Reproduce the listing below exactly, minus its pictures.
===============
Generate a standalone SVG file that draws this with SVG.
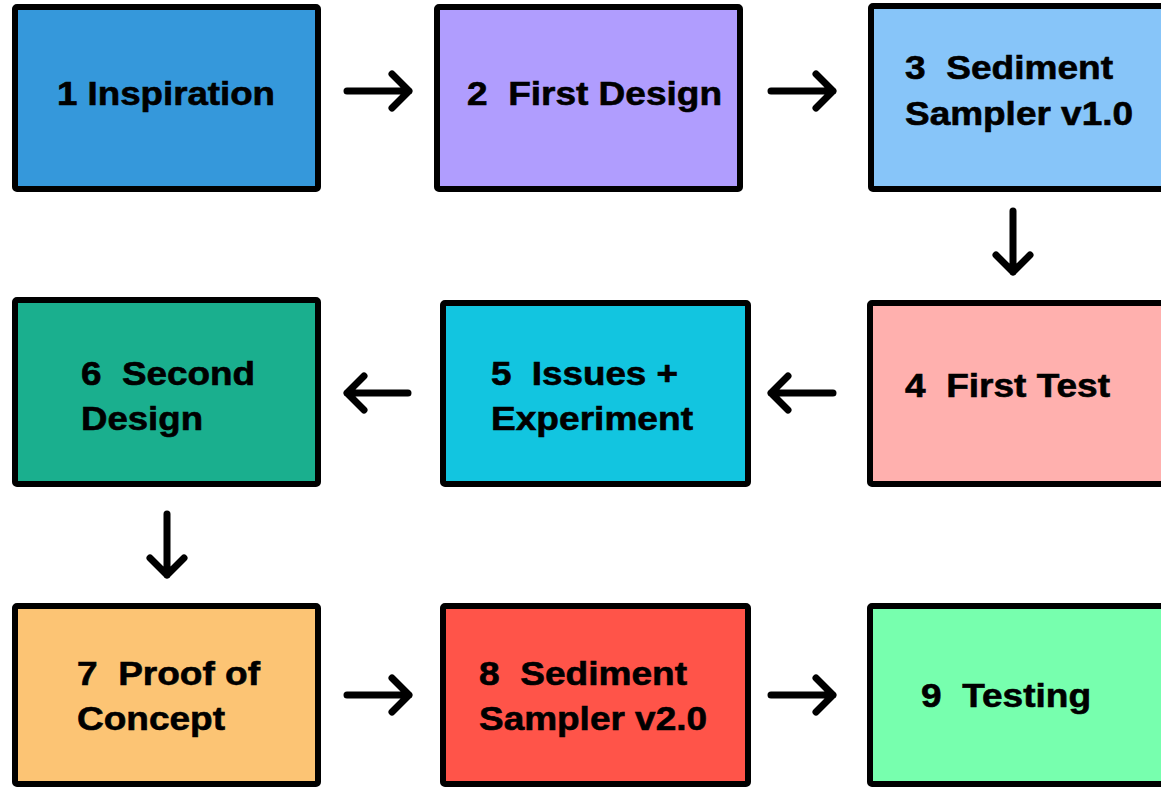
<svg xmlns="http://www.w3.org/2000/svg" width="1161" height="787" viewBox="0 0 1161 787">
  <style>
    .box { stroke: #000; stroke-width: 6; stroke-linejoin: round; }
    .lbl { font-family: "Liberation Sans", Arial, sans-serif; font-weight: bold; font-size: 33px; fill: #000; stroke: #000; stroke-width: 0.6; }
    .arr { fill: none; stroke: #000; stroke-width: 7; stroke-linecap: round; stroke-linejoin: round; }
  </style>
  <rect width="1161" height="787" fill="#fff"/>

  <g id="node1">
    <rect class="box" x="15" y="7" width="303" height="182" rx="2" fill="#3598DB"/>
    <text class="lbl" x="57" y="105" textLength="218" lengthAdjust="spacingAndGlyphs">1 Inspiration</text>
  </g>
  <g id="node2">
    <rect class="box" x="437" y="7" width="303" height="182" rx="2" fill="#B09DFE"/>
    <text class="lbl" x="467" y="105" textLength="255" lengthAdjust="spacingAndGlyphs" xml:space="preserve">2  First Design</text>
  </g>
  <g id="node3">
    <rect class="box" x="871" y="6" width="320" height="183" rx="2" fill="#87C5F9"/>
    <text class="lbl" x="905" y="79" textLength="208" lengthAdjust="spacingAndGlyphs" xml:space="preserve">3  Sediment</text>
    <text class="lbl" x="905" y="125" textLength="228" lengthAdjust="spacingAndGlyphs">Sampler v1.0</text>
  </g>
  <g id="node4">
    <rect class="box" x="870" y="303" width="320" height="181" rx="2" fill="#FFB0AE"/>
    <text class="lbl" x="905" y="397" textLength="205" lengthAdjust="spacingAndGlyphs" xml:space="preserve">4  First Test</text>
  </g>
  <g id="node5">
    <rect class="box" x="443" y="303" width="305" height="181" rx="2" fill="#12C5E0"/>
    <text class="lbl" x="491" y="385" textLength="187" lengthAdjust="spacingAndGlyphs" xml:space="preserve">5  Issues +</text>
    <text class="lbl" x="491" y="430" textLength="202" lengthAdjust="spacingAndGlyphs">Experiment</text>
  </g>
  <g id="node6">
    <rect class="box" x="15" y="300" width="303" height="184" rx="2" fill="#1AAF8E"/>
    <text class="lbl" x="81" y="385" textLength="174" lengthAdjust="spacingAndGlyphs" xml:space="preserve">6  Second</text>
    <text class="lbl" x="81" y="430" textLength="122" lengthAdjust="spacingAndGlyphs">Design</text>
  </g>
  <g id="node7">
    <rect class="box" x="15" y="606" width="303" height="178" rx="2" fill="#FCC474"/>
    <text class="lbl" x="77" y="685" textLength="183" lengthAdjust="spacingAndGlyphs" xml:space="preserve">7  Proof of</text>
    <text class="lbl" x="77" y="730" textLength="148" lengthAdjust="spacingAndGlyphs">Concept</text>
  </g>
  <g id="node8">
    <rect class="box" x="443" y="606" width="305" height="178" rx="2" fill="#FF5449"/>
    <text class="lbl" x="479" y="685" textLength="208" lengthAdjust="spacingAndGlyphs" xml:space="preserve">8  Sediment</text>
    <text class="lbl" x="479" y="730" textLength="228" lengthAdjust="spacingAndGlyphs">Sampler v2.0</text>
  </g>
  <g id="node9">
    <rect class="box" x="870" y="606" width="320" height="178" rx="2" fill="#77FFAE"/>
    <text class="lbl" x="921" y="707" textLength="170" lengthAdjust="spacingAndGlyphs" xml:space="preserve">9  Testing</text>
  </g>

  <g id="connectors">
    <!-- row 1: rightward -->
    <path class="arr" d="M347 91 H409 M392 74 L409 91 L392 108"/>
    <path class="arr" d="M771 91 H833 M816 74 L833 91 L816 108"/>
    <!-- node 3 down to node 4 -->
    <path class="arr" d="M1013 211 V272 M996 255 L1013 272 L1030 255"/>
    <!-- row 2: leftward -->
    <path class="arr" d="M833 393 H771 M788 376 L771 393 L788 410"/>
    <path class="arr" d="M408 393 H347 M364 376 L347 393 L364 410"/>
    <!-- node 6 down to node 7 -->
    <path class="arr" d="M167 514 V575 M150 558 L167 575 L184 558"/>
    <!-- row 3: rightward -->
    <path class="arr" d="M347 695 H409 M392 678 L409 695 L392 712"/>
    <path class="arr" d="M771 695 H833 M816 678 L833 695 L816 712"/>
  </g>
</svg>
===============
> [Response below]
Generate a standalone SVG file that draws this with SVG.
<svg xmlns="http://www.w3.org/2000/svg" width="1161" height="787" viewBox="0 0 1161 787">
  <style>
    .box { stroke: #000; stroke-width: 6; stroke-linejoin: round; }
    .lbl { font-family: "Liberation Sans", Arial, sans-serif; font-weight: bold; font-size: 33px; fill: #000; stroke: #000; stroke-width: 0.6; }
    .arr { fill: none; stroke: #000; stroke-width: 7; stroke-linecap: round; stroke-linejoin: round; }
  </style>
  <rect width="1161" height="787" fill="#fff"/>

  <g id="node1">
    <rect class="box" x="15" y="7" width="303" height="182" rx="2" fill="#3598DB"/>
    <text class="lbl" x="57" y="105" textLength="218" lengthAdjust="spacingAndGlyphs">1 Inspiration</text>
  </g>
  <g id="node2">
    <rect class="box" x="437" y="7" width="303" height="182" rx="2" fill="#B09DFE"/>
    <text class="lbl" x="467" y="105" textLength="255" lengthAdjust="spacingAndGlyphs" xml:space="preserve">2  First Design</text>
  </g>
  <g id="node3">
    <rect class="box" x="871" y="6" width="320" height="183" rx="2" fill="#87C5F9"/>
    <text class="lbl" x="905" y="79" textLength="208" lengthAdjust="spacingAndGlyphs" xml:space="preserve">3  Sediment</text>
    <text class="lbl" x="905" y="125" textLength="228" lengthAdjust="spacingAndGlyphs">Sampler v1.0</text>
  </g>
  <g id="node4">
    <rect class="box" x="870" y="303" width="320" height="181" rx="2" fill="#FFB0AE"/>
    <text class="lbl" x="905" y="397" textLength="205" lengthAdjust="spacingAndGlyphs" xml:space="preserve">4  First Test</text>
  </g>
  <g id="node5">
    <rect class="box" x="443" y="303" width="305" height="181" rx="2" fill="#12C5E0"/>
    <text class="lbl" x="491" y="385" textLength="187" lengthAdjust="spacingAndGlyphs" xml:space="preserve">5  Issues +</text>
    <text class="lbl" x="491" y="430" textLength="202" lengthAdjust="spacingAndGlyphs">Experiment</text>
  </g>
  <g id="node6">
    <rect class="box" x="15" y="300" width="303" height="184" rx="2" fill="#1AAF8E"/>
    <text class="lbl" x="81" y="385" textLength="174" lengthAdjust="spacingAndGlyphs" xml:space="preserve">6  Second</text>
    <text class="lbl" x="81" y="430" textLength="122" lengthAdjust="spacingAndGlyphs">Design</text>
  </g>
  <g id="node7">
    <rect class="box" x="15" y="606" width="303" height="178" rx="2" fill="#FCC474"/>
    <text class="lbl" x="77" y="685" textLength="183" lengthAdjust="spacingAndGlyphs" xml:space="preserve">7  Proof of</text>
    <text class="lbl" x="77" y="730" textLength="148" lengthAdjust="spacingAndGlyphs">Concept</text>
  </g>
  <g id="node8">
    <rect class="box" x="443" y="606" width="305" height="178" rx="2" fill="#FF5449"/>
    <text class="lbl" x="479" y="685" textLength="208" lengthAdjust="spacingAndGlyphs" xml:space="preserve">8  Sediment</text>
    <text class="lbl" x="479" y="730" textLength="228" lengthAdjust="spacingAndGlyphs">Sampler v2.0</text>
  </g>
  <g id="node9">
    <rect class="box" x="870" y="606" width="320" height="178" rx="2" fill="#77FFAE"/>
    <text class="lbl" x="921" y="707" textLength="170" lengthAdjust="spacingAndGlyphs" xml:space="preserve">9  Testing</text>
  </g>

  <g id="connectors">
    <!-- row 1: rightward -->
    <path class="arr" d="M347 91 H409 M392 74 L409 91 L392 108"/>
    <path class="arr" d="M771 91 H833 M816 74 L833 91 L816 108"/>
    <!-- node 3 down to node 4 -->
    <path class="arr" d="M1013 211 V272 M996 255 L1013 272 L1030 255"/>
    <!-- row 2: leftward -->
    <path class="arr" d="M833 393 H771 M788 376 L771 393 L788 410"/>
    <path class="arr" d="M408 393 H347 M364 376 L347 393 L364 410"/>
    <!-- node 6 down to node 7 -->
    <path class="arr" d="M167 514 V575 M150 558 L167 575 L184 558"/>
    <!-- row 3: rightward -->
    <path class="arr" d="M347 695 H409 M392 678 L409 695 L392 712"/>
    <path class="arr" d="M771 695 H833 M816 678 L833 695 L816 712"/>
  </g>
</svg>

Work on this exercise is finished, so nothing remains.